--- Start of RECORDS FOR THIS TASK ---
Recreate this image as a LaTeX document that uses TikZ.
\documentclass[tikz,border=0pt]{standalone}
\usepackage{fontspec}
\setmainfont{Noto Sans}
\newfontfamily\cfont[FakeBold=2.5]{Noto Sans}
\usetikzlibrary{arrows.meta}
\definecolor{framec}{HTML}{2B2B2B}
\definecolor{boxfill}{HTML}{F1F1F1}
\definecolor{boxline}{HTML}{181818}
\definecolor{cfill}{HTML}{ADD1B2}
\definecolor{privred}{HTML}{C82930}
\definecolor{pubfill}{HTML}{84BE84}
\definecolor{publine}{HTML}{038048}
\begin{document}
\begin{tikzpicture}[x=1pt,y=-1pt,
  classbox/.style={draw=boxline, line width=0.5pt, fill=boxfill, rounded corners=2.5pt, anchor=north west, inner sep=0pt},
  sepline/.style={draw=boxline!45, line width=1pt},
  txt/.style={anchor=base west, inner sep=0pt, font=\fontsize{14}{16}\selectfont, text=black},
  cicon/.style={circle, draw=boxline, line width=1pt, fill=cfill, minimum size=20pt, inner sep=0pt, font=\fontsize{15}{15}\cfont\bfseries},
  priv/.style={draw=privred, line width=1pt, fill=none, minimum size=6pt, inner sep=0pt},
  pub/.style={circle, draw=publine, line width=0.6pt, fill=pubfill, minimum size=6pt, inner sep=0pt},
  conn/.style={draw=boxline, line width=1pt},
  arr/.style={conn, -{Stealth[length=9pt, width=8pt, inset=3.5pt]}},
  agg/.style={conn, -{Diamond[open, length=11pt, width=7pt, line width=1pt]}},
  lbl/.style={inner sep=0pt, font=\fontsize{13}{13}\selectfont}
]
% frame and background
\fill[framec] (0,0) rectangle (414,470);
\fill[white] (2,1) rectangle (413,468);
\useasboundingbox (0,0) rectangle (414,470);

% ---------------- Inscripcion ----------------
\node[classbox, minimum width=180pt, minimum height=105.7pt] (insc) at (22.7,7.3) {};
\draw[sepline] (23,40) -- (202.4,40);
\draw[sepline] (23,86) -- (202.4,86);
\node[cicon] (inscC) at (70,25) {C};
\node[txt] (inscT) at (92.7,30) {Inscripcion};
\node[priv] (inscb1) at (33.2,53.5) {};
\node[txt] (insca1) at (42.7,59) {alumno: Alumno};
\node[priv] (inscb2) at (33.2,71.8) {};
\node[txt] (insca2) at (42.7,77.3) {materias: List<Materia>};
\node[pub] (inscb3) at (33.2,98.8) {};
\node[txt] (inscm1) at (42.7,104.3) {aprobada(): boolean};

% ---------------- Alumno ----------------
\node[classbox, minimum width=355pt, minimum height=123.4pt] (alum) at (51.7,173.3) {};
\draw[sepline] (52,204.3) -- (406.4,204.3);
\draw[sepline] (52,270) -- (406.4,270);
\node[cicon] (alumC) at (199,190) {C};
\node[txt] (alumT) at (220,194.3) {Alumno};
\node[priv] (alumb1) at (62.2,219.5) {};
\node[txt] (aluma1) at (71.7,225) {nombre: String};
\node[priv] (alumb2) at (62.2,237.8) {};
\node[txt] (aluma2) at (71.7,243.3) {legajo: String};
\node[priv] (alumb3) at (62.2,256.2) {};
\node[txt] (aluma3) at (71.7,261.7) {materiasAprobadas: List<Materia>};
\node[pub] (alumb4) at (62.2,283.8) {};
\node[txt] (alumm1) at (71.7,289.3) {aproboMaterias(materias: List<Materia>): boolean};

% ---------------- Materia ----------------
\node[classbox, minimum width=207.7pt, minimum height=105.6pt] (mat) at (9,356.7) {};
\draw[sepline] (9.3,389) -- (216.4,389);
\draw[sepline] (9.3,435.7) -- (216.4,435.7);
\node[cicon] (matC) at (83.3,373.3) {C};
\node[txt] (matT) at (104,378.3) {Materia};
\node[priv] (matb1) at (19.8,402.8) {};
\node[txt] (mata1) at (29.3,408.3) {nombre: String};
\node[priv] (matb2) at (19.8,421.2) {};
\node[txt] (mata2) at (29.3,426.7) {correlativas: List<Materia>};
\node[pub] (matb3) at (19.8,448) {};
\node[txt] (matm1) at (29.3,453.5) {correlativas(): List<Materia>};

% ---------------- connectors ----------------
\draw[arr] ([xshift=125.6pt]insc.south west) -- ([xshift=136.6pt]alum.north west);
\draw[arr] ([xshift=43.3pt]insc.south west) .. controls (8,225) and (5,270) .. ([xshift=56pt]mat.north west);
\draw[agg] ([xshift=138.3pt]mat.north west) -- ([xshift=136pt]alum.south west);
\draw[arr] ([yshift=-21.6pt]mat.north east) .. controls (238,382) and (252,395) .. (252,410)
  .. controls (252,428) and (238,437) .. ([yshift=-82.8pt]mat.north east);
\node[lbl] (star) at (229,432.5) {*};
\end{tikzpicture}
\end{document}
--- End of RECORDS FOR THIS TASK ---
--- Start of RECORDS FOR THIS TASK ---
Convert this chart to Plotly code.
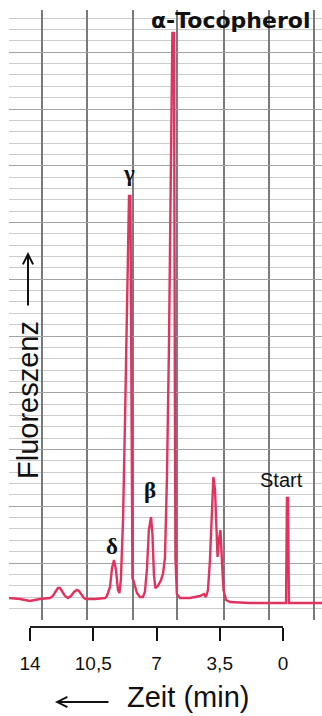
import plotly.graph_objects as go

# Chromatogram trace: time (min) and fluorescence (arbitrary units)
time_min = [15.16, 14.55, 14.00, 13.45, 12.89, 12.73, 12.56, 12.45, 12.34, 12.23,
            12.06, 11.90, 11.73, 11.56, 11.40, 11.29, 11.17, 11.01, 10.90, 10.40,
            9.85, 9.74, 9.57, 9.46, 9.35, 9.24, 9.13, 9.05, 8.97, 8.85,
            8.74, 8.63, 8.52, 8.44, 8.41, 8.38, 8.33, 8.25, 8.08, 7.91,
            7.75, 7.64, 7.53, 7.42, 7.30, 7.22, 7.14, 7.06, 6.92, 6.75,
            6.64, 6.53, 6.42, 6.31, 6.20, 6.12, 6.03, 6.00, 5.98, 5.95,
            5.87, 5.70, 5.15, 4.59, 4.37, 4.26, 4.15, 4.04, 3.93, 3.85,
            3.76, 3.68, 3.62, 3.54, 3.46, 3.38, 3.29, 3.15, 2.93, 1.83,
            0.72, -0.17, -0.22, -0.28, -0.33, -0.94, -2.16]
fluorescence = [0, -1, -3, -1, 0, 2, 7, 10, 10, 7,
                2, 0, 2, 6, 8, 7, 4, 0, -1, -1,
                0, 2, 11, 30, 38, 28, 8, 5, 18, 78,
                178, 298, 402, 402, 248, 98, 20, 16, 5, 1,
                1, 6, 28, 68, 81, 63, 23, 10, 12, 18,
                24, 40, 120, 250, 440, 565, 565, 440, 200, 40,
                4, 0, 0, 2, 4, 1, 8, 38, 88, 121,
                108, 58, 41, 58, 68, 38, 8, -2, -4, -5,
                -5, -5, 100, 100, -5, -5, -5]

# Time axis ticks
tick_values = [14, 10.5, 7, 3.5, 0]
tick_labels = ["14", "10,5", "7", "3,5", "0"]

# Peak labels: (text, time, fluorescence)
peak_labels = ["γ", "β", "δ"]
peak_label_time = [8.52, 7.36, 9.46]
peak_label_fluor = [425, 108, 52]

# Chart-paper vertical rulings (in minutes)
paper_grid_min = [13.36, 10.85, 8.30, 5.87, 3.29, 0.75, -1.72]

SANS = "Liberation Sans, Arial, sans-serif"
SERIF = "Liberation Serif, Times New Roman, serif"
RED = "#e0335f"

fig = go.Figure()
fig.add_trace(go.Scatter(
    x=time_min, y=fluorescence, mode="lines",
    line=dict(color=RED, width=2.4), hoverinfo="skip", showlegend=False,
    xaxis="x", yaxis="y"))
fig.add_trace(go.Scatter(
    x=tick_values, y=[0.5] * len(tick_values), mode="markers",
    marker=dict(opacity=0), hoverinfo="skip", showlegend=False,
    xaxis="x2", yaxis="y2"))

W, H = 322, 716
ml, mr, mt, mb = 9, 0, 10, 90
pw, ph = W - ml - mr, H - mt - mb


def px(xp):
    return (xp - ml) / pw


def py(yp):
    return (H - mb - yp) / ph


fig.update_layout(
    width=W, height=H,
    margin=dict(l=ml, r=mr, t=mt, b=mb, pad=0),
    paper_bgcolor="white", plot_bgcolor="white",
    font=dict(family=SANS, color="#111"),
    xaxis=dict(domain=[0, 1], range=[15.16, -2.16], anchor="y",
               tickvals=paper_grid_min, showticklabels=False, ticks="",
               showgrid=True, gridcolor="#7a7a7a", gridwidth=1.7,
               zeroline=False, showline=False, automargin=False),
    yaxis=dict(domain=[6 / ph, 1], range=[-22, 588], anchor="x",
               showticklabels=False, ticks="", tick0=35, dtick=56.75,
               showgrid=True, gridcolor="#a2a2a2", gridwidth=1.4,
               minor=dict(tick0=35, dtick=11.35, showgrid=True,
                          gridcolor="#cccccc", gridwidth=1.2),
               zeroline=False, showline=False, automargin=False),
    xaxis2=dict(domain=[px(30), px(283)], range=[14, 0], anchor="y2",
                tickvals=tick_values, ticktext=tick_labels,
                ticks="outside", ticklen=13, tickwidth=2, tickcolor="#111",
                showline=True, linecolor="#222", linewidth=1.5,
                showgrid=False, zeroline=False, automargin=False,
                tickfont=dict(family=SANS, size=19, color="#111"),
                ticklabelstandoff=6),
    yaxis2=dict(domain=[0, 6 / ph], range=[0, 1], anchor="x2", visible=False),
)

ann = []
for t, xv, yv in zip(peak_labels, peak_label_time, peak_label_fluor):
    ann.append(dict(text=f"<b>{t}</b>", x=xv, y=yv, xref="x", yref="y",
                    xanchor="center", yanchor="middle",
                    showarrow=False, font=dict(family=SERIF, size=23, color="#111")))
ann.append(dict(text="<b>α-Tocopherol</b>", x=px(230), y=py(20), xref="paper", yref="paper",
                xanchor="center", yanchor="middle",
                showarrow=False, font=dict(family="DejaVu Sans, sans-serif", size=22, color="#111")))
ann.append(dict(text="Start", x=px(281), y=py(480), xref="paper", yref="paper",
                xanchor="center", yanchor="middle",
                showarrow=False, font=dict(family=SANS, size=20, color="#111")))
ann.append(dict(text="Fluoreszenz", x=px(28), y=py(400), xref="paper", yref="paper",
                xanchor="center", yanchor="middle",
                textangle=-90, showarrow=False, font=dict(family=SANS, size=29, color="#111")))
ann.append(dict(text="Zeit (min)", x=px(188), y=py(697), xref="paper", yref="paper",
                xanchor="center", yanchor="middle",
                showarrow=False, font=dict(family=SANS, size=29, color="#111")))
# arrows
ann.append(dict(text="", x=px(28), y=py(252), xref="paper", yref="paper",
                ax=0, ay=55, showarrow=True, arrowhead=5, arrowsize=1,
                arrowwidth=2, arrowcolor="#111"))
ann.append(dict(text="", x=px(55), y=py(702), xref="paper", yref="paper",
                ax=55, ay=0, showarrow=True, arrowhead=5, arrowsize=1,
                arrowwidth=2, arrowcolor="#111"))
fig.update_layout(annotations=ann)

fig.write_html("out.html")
--- End of RECORDS FOR THIS TASK ---
__EXERCISE DIRECTIONS__: Retype the section that opens with the line holding "Convert this chart to Plotly code." and closes with the line holding "import plotly.graph_objects as go", exactly as it reads, without any pictures.

__RESULT FOR THIS TASK__:
Convert this chart to Plotly code.
import plotly.graph_objects as go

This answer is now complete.